Sourceforge Research Data Archives
SourceForge.net Research Data Archive
SourceForge.net is the world's largest Open Source software development web site, with the largest repository of Open Source code and applications available on the Internet. Owned and operated by OSTG, Inc. ("OSTG"), SourceForge.net provides free services to Open Source developers. The SourceForge.net web site is database driven and the supporting database includes historic and status statistics on over 140,000 projects and over 1.5 million registered users' activities at the project management web site. OSTG has shared certain SourceForge.net data with the University of Notre Dame for the sole purpose of supporting academic and scholarly research on the Free/Open Source Software phenomenon. OSTG has given Notre Dame permission to in turn share this data with other academic researchers studying the Free/Open Source Software phenomenon.
Release of the SourceForge.net Research Data
To advance the understanding of, and research on, the Free/Open Source Software phenomenon, portions of the data that may support such research, will be made available to academic or scholarly researchers. All requests for data must be submitted in writing (e-mail) to the Notre Dame PI, (Greg Madey). Only academic and scholarly researchers are eligible to receive the data. To receive the data, a short questionnaire and agreement must be completed, signed and returned. There is also a wiki for SRDA users.

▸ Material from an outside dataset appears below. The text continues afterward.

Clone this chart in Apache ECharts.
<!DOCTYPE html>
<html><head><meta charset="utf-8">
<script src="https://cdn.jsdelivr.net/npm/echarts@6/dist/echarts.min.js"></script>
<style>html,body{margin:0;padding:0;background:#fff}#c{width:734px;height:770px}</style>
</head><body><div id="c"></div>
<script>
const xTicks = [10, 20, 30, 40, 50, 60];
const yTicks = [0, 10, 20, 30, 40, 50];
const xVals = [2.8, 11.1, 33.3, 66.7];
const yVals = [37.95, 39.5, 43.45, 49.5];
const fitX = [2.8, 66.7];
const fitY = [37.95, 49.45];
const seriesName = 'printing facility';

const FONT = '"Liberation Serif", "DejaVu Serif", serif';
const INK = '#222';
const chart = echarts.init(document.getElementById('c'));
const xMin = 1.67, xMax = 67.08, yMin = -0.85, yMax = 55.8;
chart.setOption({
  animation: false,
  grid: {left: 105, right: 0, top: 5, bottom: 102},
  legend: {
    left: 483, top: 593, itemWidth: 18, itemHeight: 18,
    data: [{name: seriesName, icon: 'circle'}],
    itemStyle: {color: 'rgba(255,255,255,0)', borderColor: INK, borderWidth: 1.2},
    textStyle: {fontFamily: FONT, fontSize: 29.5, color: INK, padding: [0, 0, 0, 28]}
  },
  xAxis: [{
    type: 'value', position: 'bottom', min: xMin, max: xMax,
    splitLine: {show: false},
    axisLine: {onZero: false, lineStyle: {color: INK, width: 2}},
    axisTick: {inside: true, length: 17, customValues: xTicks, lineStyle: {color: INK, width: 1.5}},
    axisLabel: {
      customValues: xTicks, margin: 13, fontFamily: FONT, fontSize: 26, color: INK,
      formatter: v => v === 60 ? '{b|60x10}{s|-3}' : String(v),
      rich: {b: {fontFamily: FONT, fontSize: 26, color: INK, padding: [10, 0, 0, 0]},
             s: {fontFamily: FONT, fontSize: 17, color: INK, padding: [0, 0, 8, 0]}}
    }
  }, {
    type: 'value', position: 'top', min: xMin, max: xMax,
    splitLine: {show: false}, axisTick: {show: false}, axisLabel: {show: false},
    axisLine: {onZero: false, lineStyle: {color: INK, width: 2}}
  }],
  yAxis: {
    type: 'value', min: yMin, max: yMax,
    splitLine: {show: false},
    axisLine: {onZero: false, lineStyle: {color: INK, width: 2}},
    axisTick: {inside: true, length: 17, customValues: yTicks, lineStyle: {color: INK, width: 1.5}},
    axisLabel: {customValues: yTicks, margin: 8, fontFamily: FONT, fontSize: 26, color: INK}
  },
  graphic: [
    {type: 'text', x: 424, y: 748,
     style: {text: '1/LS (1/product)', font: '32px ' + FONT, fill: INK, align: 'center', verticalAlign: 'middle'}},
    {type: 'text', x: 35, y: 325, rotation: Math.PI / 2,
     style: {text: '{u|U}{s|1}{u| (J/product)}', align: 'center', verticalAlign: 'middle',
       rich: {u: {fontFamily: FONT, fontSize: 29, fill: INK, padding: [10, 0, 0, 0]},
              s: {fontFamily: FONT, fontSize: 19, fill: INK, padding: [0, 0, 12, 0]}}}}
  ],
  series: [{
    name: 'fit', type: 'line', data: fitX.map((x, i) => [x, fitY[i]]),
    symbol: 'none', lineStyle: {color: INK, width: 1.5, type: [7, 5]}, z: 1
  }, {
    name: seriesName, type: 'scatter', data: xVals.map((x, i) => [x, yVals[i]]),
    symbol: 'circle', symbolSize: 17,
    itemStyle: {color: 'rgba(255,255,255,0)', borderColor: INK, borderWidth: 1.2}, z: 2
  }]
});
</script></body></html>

Description of Data Available
SourceForge.net uses relational databases to store project managment activity and statistics. There are over 100 relations (tables) in the data dumps provided to Notre Dame. Some of the data have been removed for security and privacy reasons. SourceForge.net cleanses the data of personal information and strips out all OSTG specific and site functionality specific information. On a monthly basis, a complete dump of the databases (minus the data dropped for privacy and security reasons) is shared with Notre Dame. The Notre Dame researchers have built a data warehouse comprised of these monthly dumps, with each stored in a separate schema. Thus, each monthly dump is a shapshot of the status of all the SourceForge.net projects at that point in time. As of March 2007, the data warehouse was almost 500 GBytes in size, and is growing at about 25 GBytes per month. Much of the data is duplicated among the monthly dumps, but trends or changes in project activity and structure can be discovered by comparing data from the monthly dumps. Queries across the monthly schema may be used to discover when changes took place, to estimate trends in project activity and participation, or even that no activity, events or changes have taken place.